Blog repost from the 2009-- Happy Halloween!

“In a world where carpenters get resurrected, everything is possible.” 
-----Katharine Hepburn as Eleanor of Aquitaine in The Lion in Winter 

     Orbs are photographic phenomena that show up as round transparent, translucent, or opaque hovering spheres usually in digital photographs. They can be large or small or even overlapping. With the right frame of reference, they can be downright mystical: angels hovering about, or the opposite, demons menacing about. Or they can be energy fields produced by the spirits of past departed checking in on loved ones left behind. Or just friendly spirits who enjoy your company. Or spirits who are curious. Maybe they are doors to another dimension. Perhaps they are manifested by the sheer vibration of a room. You know the feeling when you walk into a room and can immediately sense the tension or excitement or despair, etc.

     Or they can just be dust: dust that reflects an off-focus image from the flash of a camera. It's probably a good idea to consult a camera specialist, but the explanation has something to do with the shortened focal length between the camera lens and the chip that records the digital picture. The focal point will be in focus, but other points (dust) brightened by the flash will be out of focus, causing the orb effect.

     I can handle this information however primitive and poorly understood. However, after seeing all those orbs in the photographs of Yoga classes on winter days shortly after we opened at PH Balance,  I'm inclined to think I might need to clean the place thoroughly--dust, vacuum, clean blinds.

     Which, of course, makes me prefer the mystical explanation much more.

There is a passage in the New Testament book of Luke where the evil religious leaders tell Jesus to forbid his followers from praising him. It's Palm Sunday. Jesus replies with some of the oddest words. "If these were silent, the stones would shout out." (Luke 19:40) This didn't make much sense until a guy at our church lots of years ago explained this verse through the theory of quantum physics.  While I'm no Einstein, I did grasp that quantum physics describes a much different reality relating to waves and particles that do not function within our reality as we understand it. It's all about a vibrational energy that keeps the universe from, well, not being the universe, and if one were to look at the sub-atomic particles in the stones, one might see a great deal of activity that, under the right circumstances, could cause sound, maybe in the form of shouting.

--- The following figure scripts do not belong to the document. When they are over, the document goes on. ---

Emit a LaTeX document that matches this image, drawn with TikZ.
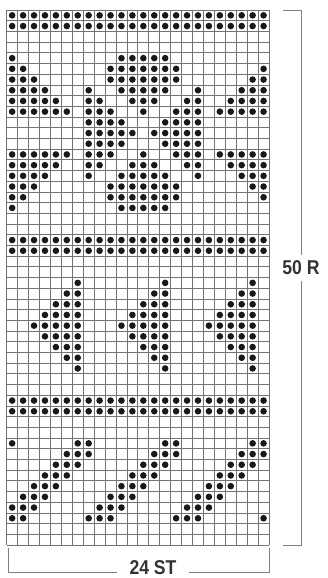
\documentclass[tikz,border=0pt]{standalone}
\usepackage{fontspec}
\newfontfamily\chartfont[FakeStretch=0.88]{Liberation Sans}
\usetikzlibrary{calc}

\begin{document}
\begin{tikzpicture}[
  x=1pt,y=-1pt,
  gridline/.style={draw=black!55,line width=0.8pt},
  stitch/.style={fill=black!90},
  lbl/.style={font={\chartfont\bfseries\fontsize{20}{20}\selectfont},text=black!80,inner ysep=2pt},
  dim/.style={draw=black!50,line width=0.8pt}
]
\useasboundingbox (0,0) rectangle (328,578);
\begin{scope}[shift={(6.7,10)},x=10.93pt,y=-10.7pt]
\foreach \i in {0,...,24} \draw[gridline] (\i,0) -- (\i,50);
\foreach \j in {0,...,50} \draw[gridline] (0,\j) -- (24,\j);
\foreach \r/\cs in {
  1/{1,...,24}, 2/{1,...,24},
  5/{1,11,12,13,14,15},
  6/{1,2,10,11,12,13,14,15,16,24},
  7/{1,2,3,10,11,12,13,14,15,16,23,24},
  8/{1,2,3,4,8,11,12,13,14,15,18,22,23,24},
  9/{1,2,3,4,5,8,9,12,13,14,17,18,21,22,23,24},
  10/{1,2,3,4,5,6,8,9,10,13,16,17,18,20,21,22,23,24},
  11/{8,9,10,11,15,16,17,18},
  12/{8,9,10,11,12,14,15,16,17,18},
  13/{8,9,10,11,15,16,17,18},
  14/{1,2,3,4,5,6,8,9,10,13,16,17,18,20,21,22,23,24},
  15/{1,2,3,4,5,8,9,12,13,14,17,18,21,22,23,24},
  16/{1,2,3,4,8,11,12,13,14,15,18,22,23,24},
  17/{1,2,3,10,11,12,13,14,15,16,23,24},
  18/{1,2,10,11,12,13,14,15,16,24},
  19/{1,11,12,13,14,15},
  22/{1,...,24}, 23/{1,...,24},
  26/{7,15,23},
  27/{6,7,14,15,22,23},
  28/{5,6,7,13,14,15,21,22,23},
  29/{4,5,6,7,12,13,14,15,20,21,22,23},
  30/{3,4,5,6,7,11,12,13,14,15,19,20,21,22,23},
  31/{4,5,6,7,12,13,14,15,20,21,22,23},
  32/{5,6,7,13,14,15,21,22,23},
  33/{6,7,14,15,22,23},
  34/{7,15,23},
  37/{1,...,24}, 38/{1,...,24},
  41/{1,7,8,15,16,23,24},
  42/{6,7,8,14,15,16,22,23,24},
  43/{5,6,7,13,14,15,21,22,23},
  44/{4,5,6,12,13,14,20,21,22},
  45/{3,4,5,11,12,13,19,20,21},
  46/{2,3,4,10,11,12,18,19,20},
  47/{1,2,3,9,10,11,17,18,19},
  48/{1,2,8,9,10,16,17,18,24}}
  \foreach \c in \cs \fill[stitch] (\c-0.5,\r-0.5) circle[radius=3.3pt];
\end{scope}

\coordinate (rtop) at (301,10);
\coordinate (rbot) at (301,545);
\coordinate (bl) at (8,572);
\coordinate (br) at (269,572);
\node[lbl,inner ysep=6pt] (rows) at (301,268) {50 R};
\node[lbl,inner xsep=12pt] (sts) at (153,568) {24 ST};

\draw[dim] (rtop) ++(-18,0) -- (rtop) -- (rows.north);
\draw[dim] (rbot) ++(-18,0) -- (rbot) -- (rows.south);
\draw[dim] (bl) ++(0,-24) -- (bl) -- (bl -| sts.west);
\draw[dim] (br) ++(0,-24) -- (br) -- (br -| sts.east);
\end{tikzpicture}
\end{document}
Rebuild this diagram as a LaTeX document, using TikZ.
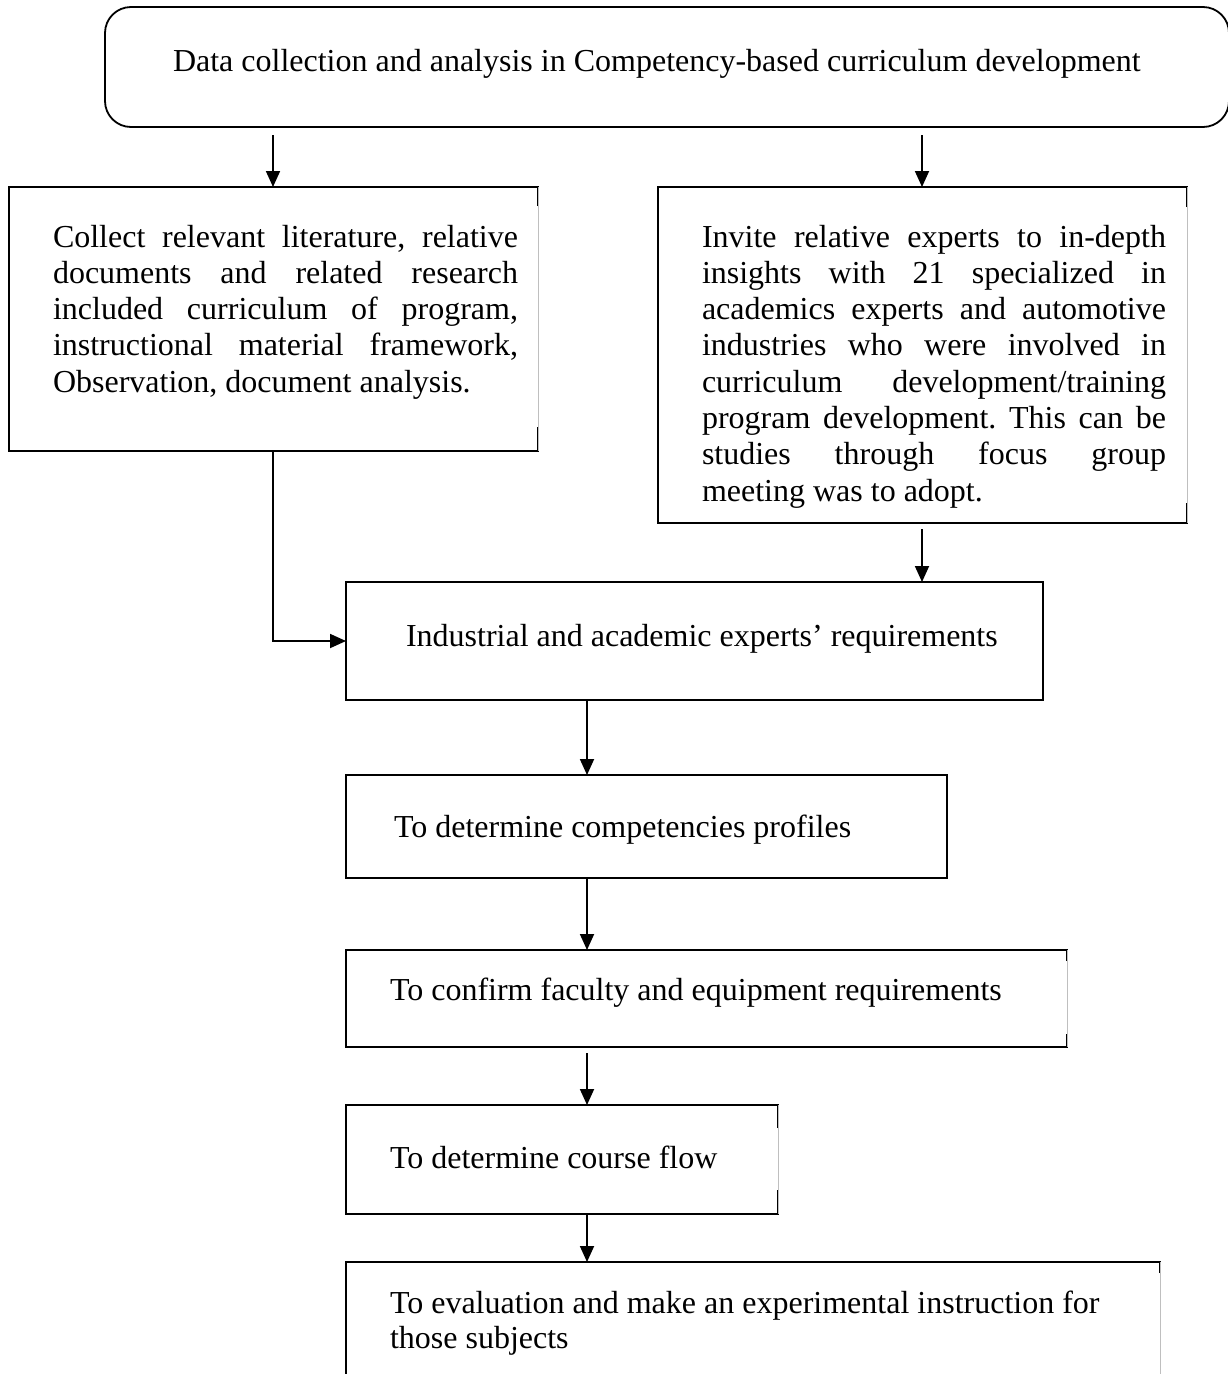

     So I write all this to say that if we are created from the dust as stated by the Yahwist writer, who is the oldest reference in the Torah (Genesis 2:7), who's to say whether or not a bright flash of light can bring momentary life to a speck of dust, liberating whatever wave energies might be bound in that particle? Who's to say that ashes to ashes, dust to dust is just a mere explanation of the time we experience in relativity and that quantumly speaking, our ashes and dust have a whole other experience?